Skip to contents

Performs optimal binning for categorical variables using a Mixed Integer Linear Programming (MILP) inspired approach with enhanced statistical robustness. It creates optimal bins for a categorical feature based on its relationship with a binary target variable, maximizing the predictive power while respecting user-defined constraints. This implementation includes Bayesian smoothing for improved stability with small samples and sophisticated merging strategies.

Usage

optimal_binning_categorical_milp(
  target,
  feature,
  min_bins = 3L,
  max_bins = 5L,
  bin_cutoff = 0.05,
  max_n_prebins = 20L,
  bin_separator = "%;%",
  convergence_threshold = 1e-06,
  max_iterations = 1000L
)

Arguments

target

An integer vector of binary target values (0 or 1).

feature

A character vector of feature values.

min_bins

Minimum number of bins (default: 3).

max_bins

Maximum number of bins (default: 5).

bin_cutoff

Minimum proportion of total observations for a bin to avoid being merged (default: 0.05).

max_n_prebins

Maximum number of pre-bins before the optimization process (default: 20).

bin_separator

Separator used to join categories within a bin (default: "%;%").

convergence_threshold

Threshold for convergence of total Information Value (default: 1e-6).

max_iterations

Maximum number of iterations for the optimization process (default: 1000).

Value

A list containing the following elements:

  • id: Numeric vector of bin identifiers.

  • bin: Character vector of bin categories.

  • woe: Numeric vector of Weight of Evidence (WoE) values for each bin.

  • iv: Numeric vector of Information Value (IV) for each bin.

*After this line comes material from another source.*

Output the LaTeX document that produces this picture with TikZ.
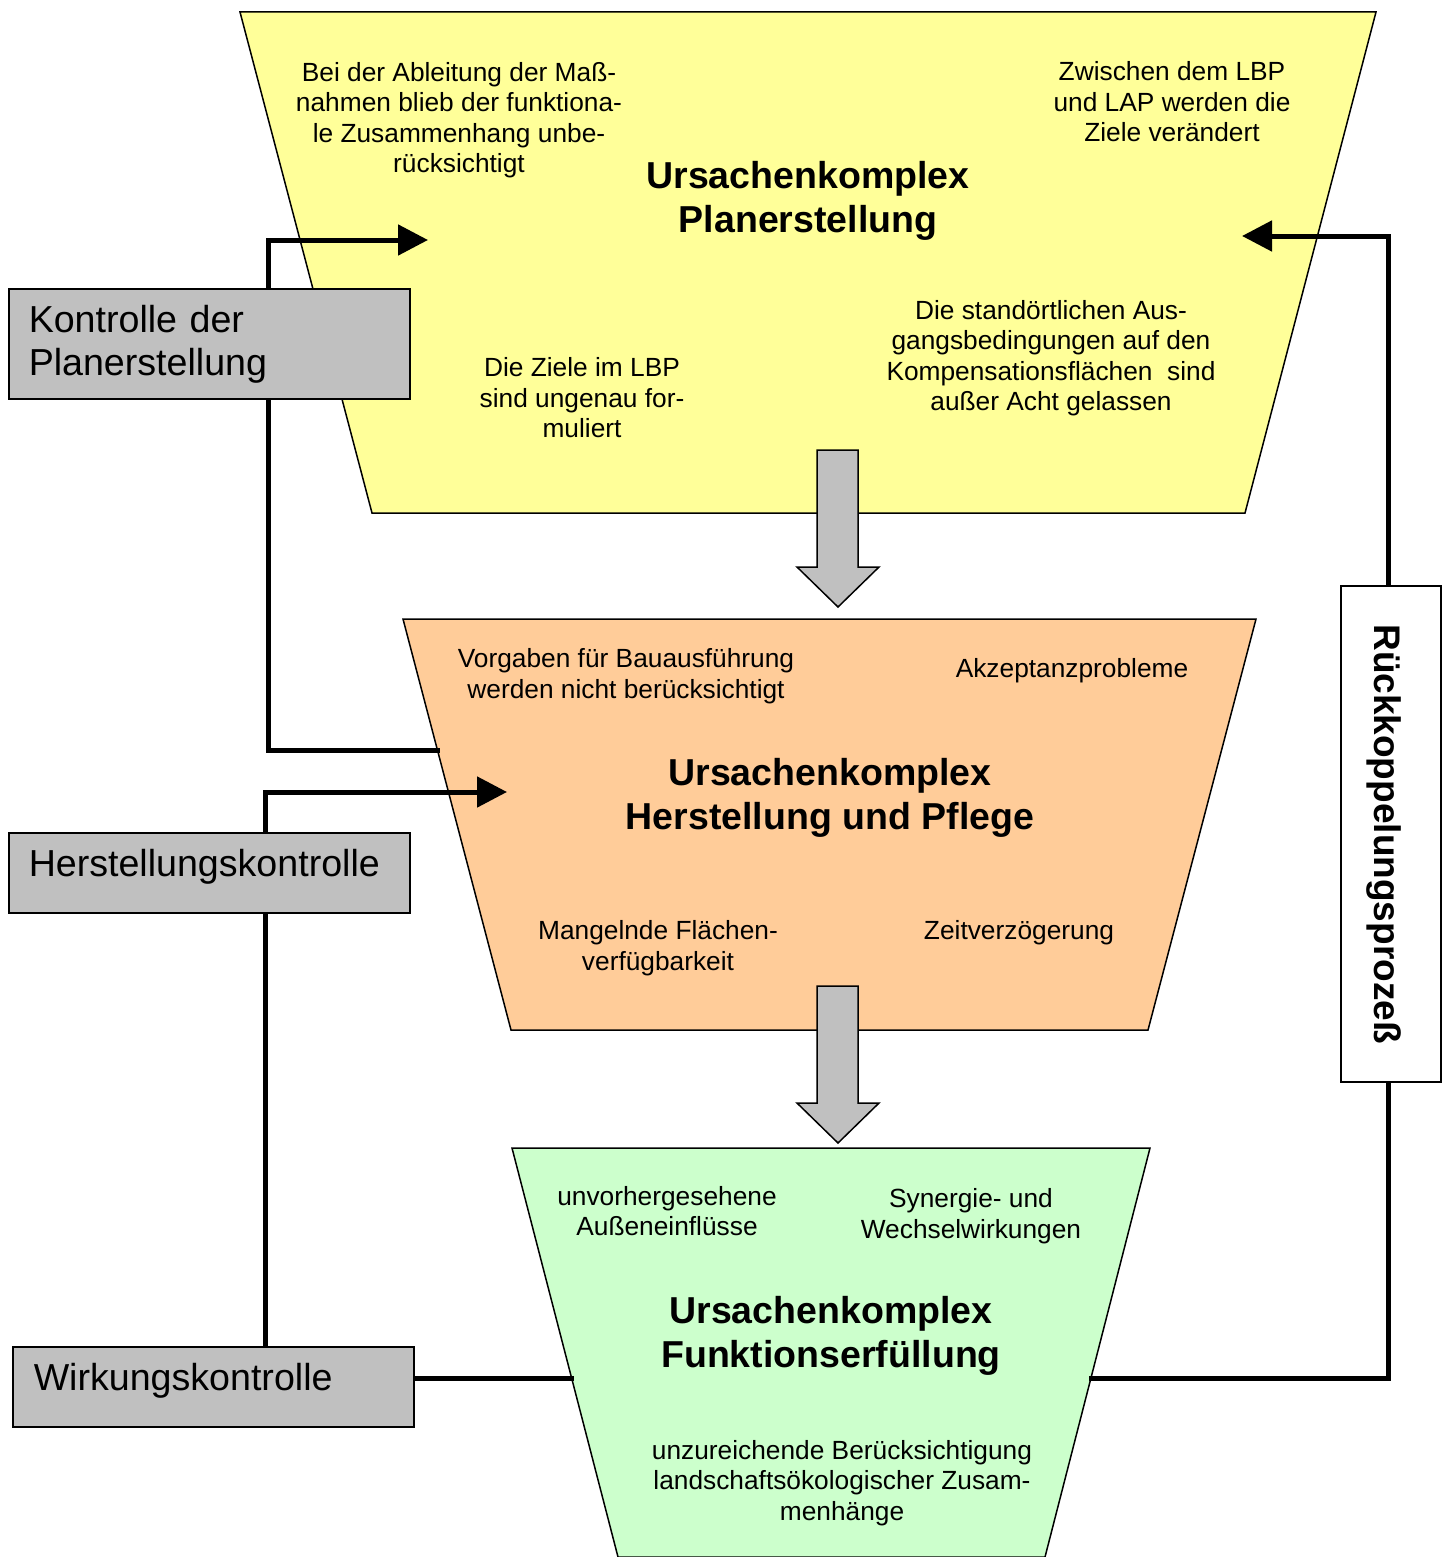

  • count: Integer vector of total observations in each bin.

  • count_pos: Integer vector of positive target observations in each bin.

  • count_neg: Integer vector of negative target observations in each bin.

  • total_iv: Total Information Value of the binning.

  • converged: Logical indicating whether the algorithm converged.

  • iterations: Integer indicating the number of iterations run.

Details

This enhanced version of the Optimal Binning algorithm for categorical variables implements several key improvements over traditional approaches:

Mathematical Framework:

The Weight of Evidence (WoE) with Bayesian smoothing is calculated as:

$$WoE_i = \ln\left(\frac{p_i^*}{q_i^*}\right)$$

where:

  • \(p_i^* = \frac{n_i^+ + \alpha \cdot \pi}{N^+ + \alpha}\) is the smoothed proportion of events in bin i

  • \(q_i^* = \frac{n_i^- + \alpha \cdot (1-\pi)}{N^- + \alpha}\) is the smoothed proportion of non-events in bin i

  • \(\pi = \frac{N^+}{N^+ + N^-}\) is the overall event rate

  • \(\alpha\) is the prior strength parameter (default: 0.5)

  • \(n_i^+\) is the count of events in bin i

  • \(n_i^-\) is the count of non-events in bin i

  • \(N^+\) is the total number of events

  • \(N^-\) is the total number of non-events

The Information Value (IV) for each bin is calculated as:

$$IV_i = (p_i^* - q_i^*) \times WoE_i$$

The total IV is:

$$IV_{total} = \sum_{i=1}^{k} |IV_i|$$

Algorithm Phases:

  1. Initialization: Create bins for each unique category with comprehensive statistics.

  2. Pre-binning: Reduce to max_n_prebins by merging similar bins based on event rates.

  3. Rare Category Merging: Combine categories with frequency below bin_cutoff using similarity-based strategy.

  4. Monotonicity Enforcement: Ensure monotonic relationship in WoE across bins using adaptive thresholds.

  5. Bin Optimization: Iteratively merge bins to maximize IV while respecting constraints.

  6. Solution Tracking: Maintain the best solution found during optimization.

Key Enhancements:

  • Bayesian smoothing for robust estimation of WoE with small samples

  • Similarity-based bin merging rather than just adjacent bins

  • Adaptive monotonicity enforcement with violation severity prioritization

  • Best solution tracking to ensure optimal results

  • Comprehensive handling of edge cases and rare categories

References

  • Belotti, P., Kirches, C., Leyffer, S., Linderoth, J., Luedtke, J., & Mahajan, A. (2013). Mixed-integer nonlinear optimization. Acta Numerica, 22, 1-131.

  • Mironchyk, P., & Tchistiakov, V. (2017). Monotone optimal binning algorithm for credit risk modeling. SSRN Electronic Journal. doi:10.2139/ssrn.2978774

  • Gelman, A., Jakulin, A., Pittau, M. G., & Su, Y. S. (2008). A weakly informative default prior distribution for logistic and other regression models. The annals of applied statistics, 2(4), 1360-1383.

  • Thomas, L.C., Edelman, D.B., & Crook, J.N. (2002). Credit Scoring and its Applications. SIAM.

  • Navas-Palencia, G. (2020). Optimal binning: mathematical programming formulations for binary classification. arXiv preprint arXiv:2001.08025.

Examples

if (FALSE) { # \dontrun{
# Create sample data
set.seed(123)
n <- 1000
target <- sample(0:1, n, replace = TRUE)
feature <- sample(LETTERS[1:10], n, replace = TRUE)

# Run optimal binning
result <- optimal_binning_categorical_milp(target, feature, min_bins = 2, max_bins = 4)

# Print results
print(result)

# Handle rare categories with lower threshold
result2 <- optimal_binning_categorical_milp(
  target, feature, 
  bin_cutoff = 0.02,
  min_bins = 2, 
  max_bins = 5
)
} # }